The bleeding heart in me loves the implications of a prayer room - America's open-door policy of taking in refugees from other places, the growing diversity of Salt Lake City, the religious tolerance at play.

Because of their sheer numbers, Muslim drivers feel an understandable, if misguided, sense of ownership of the place. One cabby who tried to charge a cell phone in the meditation room complained of being harassed. He says the chairs and tables that used to be there are long gone. And last year, a Christmas tree was summarily unplugged and shoved into a corner between the vending machines, its star broken. Religious tolerance, it seems, doesn't go both ways.

"When I started, 365 days a year, I was working at an airport. Now, the whole building has turned into a religious shrine. I'm working in a mosque," says the veteran driver, who asked to remain nameless for fear of retribution. "If I wanted to do that, I could move to Iran. It starts to feel like a hostile work environment."

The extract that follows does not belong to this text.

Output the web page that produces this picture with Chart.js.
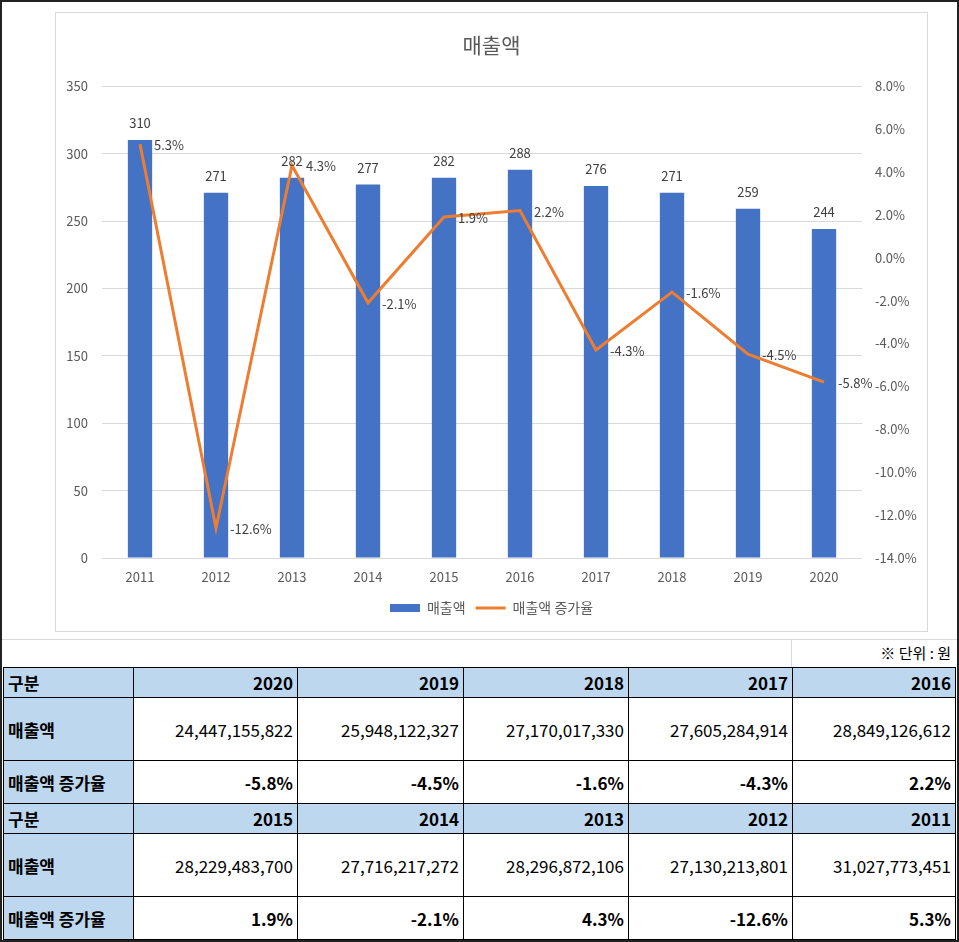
<!DOCTYPE html>
<html>
<head>
<meta charset="utf-8">
<script src="https://cdn.jsdelivr.net/npm/chart.js@4.4.0/dist/chart.umd.min.js"></script>
<style>
  body { margin: 0; background: #fff; font-family: "Noto Sans CJK KR", sans-serif; }
  #page { position: relative; width: 959px; height: 942px; border: 2px solid #222; box-sizing: border-box; overflow: hidden; }
  #chartBox { position: absolute; left: 53px; top: 10px; width: 873px; height: 620px; border: 1px solid #d9d9d9; box-sizing: border-box; }
  #chartBox canvas { display: block; }
  .gl { position: absolute; background: #d9d9d9; }
  #unit { position: absolute; right: 6px; top: 640px; font-size: 15px; color: #000; }
  table { position: absolute; left: 1px; top: 665px; border-collapse: collapse; table-layout: fixed; }
  td { border: 1px solid #000; font-size: 17px; color: #000; padding: 0 4px; white-space: nowrap; overflow: hidden; }
  td.h { background: #bdd7ee; font-weight: bold; text-align: right; }
  td.lab { background: #bdd7ee; font-weight: bold; text-align: left; }
  td.v { text-align: right; }
  td.b { text-align: right; font-weight: bold; }
</style>
</head>
<body>
<div id="page">
  <div id="chartBox"><canvas id="myChart" width="871" height="618"></canvas></div>
  <div class="gl" style="left:0; top:637px; width:959px; height:1px;"></div>
  <div class="gl" style="left:789px; top:637px; width:1px; height:28px;"></div>
  <div id="unit">※ 단위 : 원</div>
  <table id="tbl"></table>
</div>
<script>
// chart data (매출액: 억원)
var years = ['2011', '2012', '2013', '2014', '2015', '2016', '2017', '2018', '2019', '2020'];
var sales = [310, 271, 282, 277, 282, 288, 276, 271, 259, 244];
var growth = [5.3, -12.6, 4.3, -2.1, 1.9, 2.2, -4.3, -1.6, -4.5, -5.8];

// table data
var tableYears1 = ['2020', '2019', '2018', '2017', '2016'];
var tableSales1 = ['24,447,155,822', '25,948,122,327', '27,170,017,330', '27,605,284,914', '28,849,126,612'];
var tableGrowth1 = ['-5.8%', '-4.5%', '-1.6%', '-4.3%', '2.2%'];
var tableYears2 = ['2015', '2014', '2013', '2012', '2011'];
var tableSales2 = ['28,229,483,700', '27,716,217,272', '28,296,872,106', '27,130,213,801', '31,027,773,451'];
var tableGrowth2 = ['1.9%', '-2.1%', '4.3%', '-12.6%', '5.3%'];

var font = '"Noto Sans CJK KR", sans-serif';

// build table
var colW = [130, 164, 166, 165, 164, 163];
var tbl = document.getElementById('tbl');
var html = '<colgroup>' + colW.map(function(w) { return '<col style="width:' + w + 'px">'; }).join('') + '</colgroup>';
function block(ys, ss, gs) {
    var s = '<tr style="height:30px"><td class="lab">구분</td>' + ys.map(function(y) { return '<td class="h">' + y + '</td>'; }).join('') + '</tr>';
    s += '<tr style="height:63px"><td class="lab">매출액</td>' + ss.map(function(v) { return '<td class="v">' + v + '</td>'; }).join('') + '</tr>';
    s += '<tr style="height:43px"><td class="lab">매출액 증가율</td>' + gs.map(function(v) { return '<td class="b">' + v + '</td>'; }).join('') + '</tr>';
    return s;
}
html += block(tableYears1, tableSales1, tableGrowth1) + block(tableYears2, tableSales2, tableGrowth2);
tbl.innerHTML = html;

// data labels
var valueLabels = {
    id: 'valueLabels',
    afterDatasetsDraw: function(chart) {
        var ctx = chart.ctx;
        ctx.save();
        ctx.font = '13px ' + font;
        ctx.fillStyle = '#404040';
        chart.getDatasetMeta(0).data.forEach(function(bar, i) {
            ctx.textAlign = 'center';
            ctx.textBaseline = 'middle';
            ctx.fillText(sales[i], bar.x, bar.y - 17);
        });
        chart.getDatasetMeta(1).data.forEach(function(pt, i) {
            ctx.textAlign = 'left';
            ctx.textBaseline = 'middle';
            ctx.fillText(growth[i].toFixed(1) + '%', pt.x + 14, pt.y + 1);
        });
        ctx.restore();
    }
};

var ctx = document.getElementById('myChart').getContext('2d');
var chart = new Chart(ctx, {
    data: {
        labels: years,
        datasets: [
            {
                type: 'bar',
                label: '매출액',
                data: sales,
                yAxisID: 'y',
                backgroundColor: '#4472c4',
                barPercentage: 0.32,
                categoryPercentage: 1,
                order: 1
            },
            {
                type: 'line',
                label: '매출액 증가율',
                data: growth,
                yAxisID: 'y1',
                borderColor: '#ed7d31',
                backgroundColor: '#ed7d31',
                borderWidth: 3,
                pointRadius: 0,
                tension: 0,
                order: 0
            }
        ]
    },
    options: {
        responsive: false,
        animation: false,
        devicePixelRatio: 1,
        layout: { padding: { top: 0, bottom: 6, left: 0, right: 0 } },
        plugins: {
            title: {
                display: true,
                text: '매출액',
                color: '#595959',
                font: { family: font, size: 21, weight: 'normal' },
                padding: { top: 19, bottom: 29 }
            },
            legend: {
                position: 'bottom',
                labels: {
                    color: '#595959',
                    font: { family: font, size: 14 },
                    usePointStyle: true,
                    pointStyleWidth: 30,
                    boxWidth: 30,
                    boxHeight: 8,
                    padding: 10,
                    sort: function(a, b) { return a.datasetIndex - b.datasetIndex; },
                    generateLabels: function(c) {
                        var items = Chart.defaults.plugins.legend.labels.generateLabels(c);
                        items.forEach(function(it) {
                            if (it.datasetIndex === 0) {
                                it.pointStyle = 'rect';
                                it.fillStyle = '#4472c4';
                                it.lineWidth = 0;
                            } else {
                                it.pointStyle = 'line';
                                it.strokeStyle = '#ed7d31';
                                it.lineWidth = 3;
                            }
                        });
                        return items;
                    }
                }
            },
            tooltip: { enabled: false }
        },
        scales: {
            x: {
                grid: { display: false, drawTicks: false },
                border: { display: false },
                ticks: { color: '#595959', font: { family: font, size: 13 }, padding: 11 },
                afterFit: function(s) { s.height = 33; }
            },
            y: {
                position: 'left',
                min: 0,
                max: 350,
                ticks: { stepSize: 50, color: '#595959', font: { family: font, size: 13 }, padding: 14 },
                grid: { color: '#d9d9d9', drawTicks: false },
                border: { display: false },
                afterFit: function(s) { s.width = 46; }
            },
            y1: {
                position: 'right',
                min: -14,
                max: 8,
                ticks: {
                    stepSize: 2,
                    color: '#595959',
                    font: { family: font, size: 13 },
                    padding: 13,
                    callback: function(v) { return v.toFixed(1) + '%'; }
                },
                grid: { display: false, drawTicks: false },
                border: { display: false },
                afterFit: function(s) { s.width = 65; }
            }
        }
    },
    plugins: [valueLabels]
});
</script>
</body>
</html>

Beyond the cultural conflict the room has created among drivers, it also poses a legal question for the city. Foot-washing sinks are one thing; exclusive space to worship is another. There is no cross, no star of David anywhere in the building.

In this case, two clauses in the Constitution are in conflict: free speech and separation of church and state. Schoolchildren can spontaneously stop and pray in schools; convicts do the same in prisons. And public hospitals provide nondenominational chapels. Stopping the prayers would trample the drivers' right to exercise their faith.

At the same time, government is prohibited from showing preference for one religion over another, or, for that matter, faith over atheism. Salt Lake City probably never intended to establish a mosque in a public building. Whether through benign neglect or passive political correctness, one has developed. The transportation building has turned into an all-purpose, government-sanctioned Islamic center.

American Civil Liberties Union of Utah Director Karen McCreary says the city has to be even-handed and inclusive.

"It seems more about human relations than the Constitution, less about religion and more about mutual respect," adds Dani Eyer, a former ACLU of Utah director who is teaching a constitutional law class at the University of Utah.

And it's probably up to the city to give a difficult lesson in civics to America's newest immigrants.